Raus aus dem Schuhkarton

Am Anfang war das Wirrwarr. Aus den entlegensten Gegenden hatten Forscher, Missionare und Händler Fotografien nach Bremen mitgebracht. Die Bilder landeten in zwölf alten Schränken im Überseemuseum. Im Laufe der Jahre sammelten sich so 55.000 Papierabzüge, Glasplattennegative und Diapositive an, verpackt in Kisten, Kartons und Tütchen.

Viele Fotografien sind über 100 Jahre alt und vom Verfall bedroht. Zur Rettung der Bilder wird zur Zeit eine Schneise in das Durcheinander geschlagen. Die Bestände werden nach Alter, Ort und Fotografen erfasst und wandern nach und nach in Stahlschränke, in denen Temperatur und Luftfeuchtigkeit reguliert werden können. Sybille Seybold, die das Archivierungs-Projekt leitet, überlief manchmal „ein ehrfürchtiges Zittern“, wenn sie ein Kästchen öffnete und „plötzlich Bilder eines berühmten Fotografen in den Händen“ hielt. Aus den 20 000 bereits bearbeiteten Papierabzügen wählte sie 250 Fotografien aus, die jetzt in einer Sonderausstellung des Überseemuseums präsentiert werden.

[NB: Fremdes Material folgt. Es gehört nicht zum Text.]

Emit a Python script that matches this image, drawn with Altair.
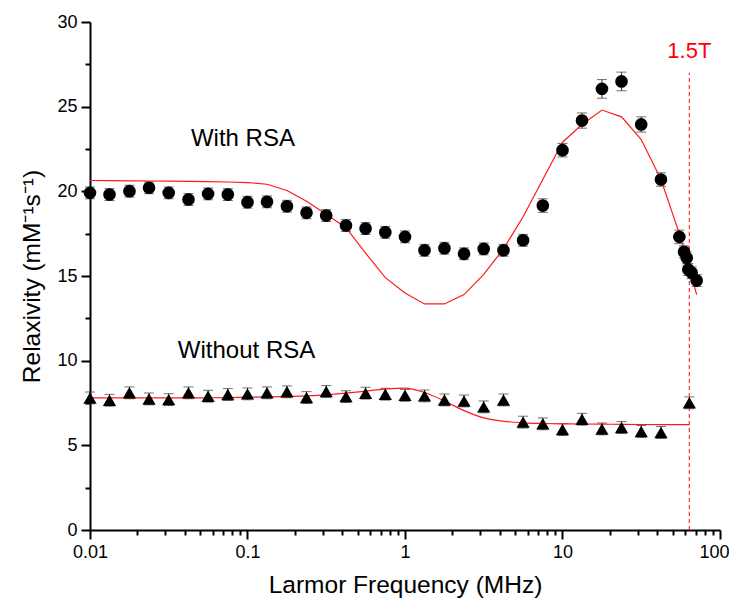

Neben den Bildern, die die Ausstellungspraxis des Überseemuseums in den letzten hundert Jahren vermitteln, werden Aufnahmen von berühmten Fotografen gezeigt. Wegen der Fülle des Materials beschränkte sich Seybold auf einen Anfangsbuchstaben: Fotografien von Felix Bonfils, Samuel Bourne und von den Burton Brothers zeigen Szenen des neunzehnten Jahrhunderts aus Neuseeland, Indien oder dem Nahen Osten.

Die Bilder verdeutlichen sowohl den europäischen Blick auf die kolonialisierten Länder, als auch das Leben der Europäer in den Kolonien: Das Foto einer Lok, die von den Gleisen in den Wüstensand des heutigen Namibia purzelte, betitelte ein unglücklicher deutscher Bahnmeister wie folgt: „Meine umgestürzte Olga – Ruhe sanft.“ pr

„Alt und Scharf“ im Überseemuseum vom 2. Dezember bis 3. Februar. Eröffnung morgen um 11 Uhr 30.